Eso fue generando una ola de rencor y los incidentes empezaron a sucederse. En la cancha y en las calles. Hasta que decidió dar el ejemplo a todos y fue directamente a asesinar a dos personas, Maximiliano Godoy y Matías Giménez, que le habían supuestamente mejicaneado un negocio de drogas. Uno de ellos murió instantáneamente, el otro, Matías, sobrevivió diez días y logró identificarlo. Parecía su final, pero no. Porque si bien a fines de 2012 fue a la cárcel, siguió manejando desde allí toda la organización delictiva. Tanto que logró hasta hacer una manifestación con más de 200 personas por las calles de la ciudad pidiendo por su liberación. En un juicio abreviado pactó una pena de 11 años de prisión por el doble crimen y se instaló cómodamente en una celda en Gualeguay, donde tenía a su disposición tres teléfonos celulares, la posibilidad de ver los partidos de su equipo, hacía poner banderas políticas y seguía regentenado el negocio de la droga. Nombró como su segundo en el paravalancha a Hugo Ceola, quien seguía fielmente todas sus órdenes y cuando éste terminó un par de años después también preso, decidió que la herencia debía quedar en la familia y puso como líder a su sobrino, Pablo Olivera, alias Pelado, que todas las semanas le reportaba la recaudación de la cancha y de la calle hasta que a mediados de 2018 también cayó detenido en una causa por otro crimen.
Se pensaba que desarmando la estructura familiar Petaco carecería de poder pero siguió manteniéndolo con su gente del barrio Municipal, por lo que la Justicia decidió trasladarlo al penal federal de Ezeiza para menguarle sus relaciones extramuros en la provincia.

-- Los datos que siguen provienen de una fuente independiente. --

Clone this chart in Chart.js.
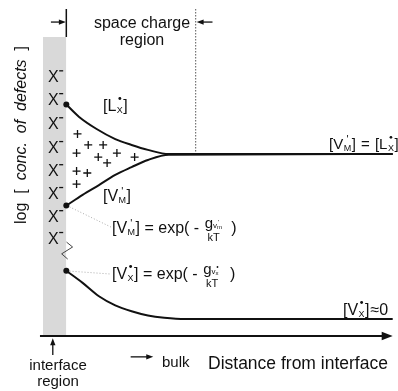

Ahí se empezaron a abrir grietas en el ejército que comandaba y, aunque seguía siendo respetado, veía cómo otros jugadores se apoderaban de cierta parte del territorio. Fue entonces que demostró otra vez su poder: logró que lo reubicaran nuevamente en Entre Ríos, primero en Gualeguaychú y desde el año pasado en Paraná, desde donde mandaba mensajes a diario de que estaba próximo a salir y que se agarraran, porque volvía por todo, por la tribuna y por la calle. Sus rivales sabían que Gustavo Petaco Barrientos era un hombre de palabra: lo que decía, lo cumplía. Entonces, antes que se formalizara su libertad, aprovecharon una visita familiar autorizada, tuvieron el dato de dónde iba a estar y lo acribillaron. Así, a los 47 años, el máximo barra que tuvo la provincia de Entre Ríos terminaba tal cual lo determina el popular refrán: quién a hierro mata, a hierro muere.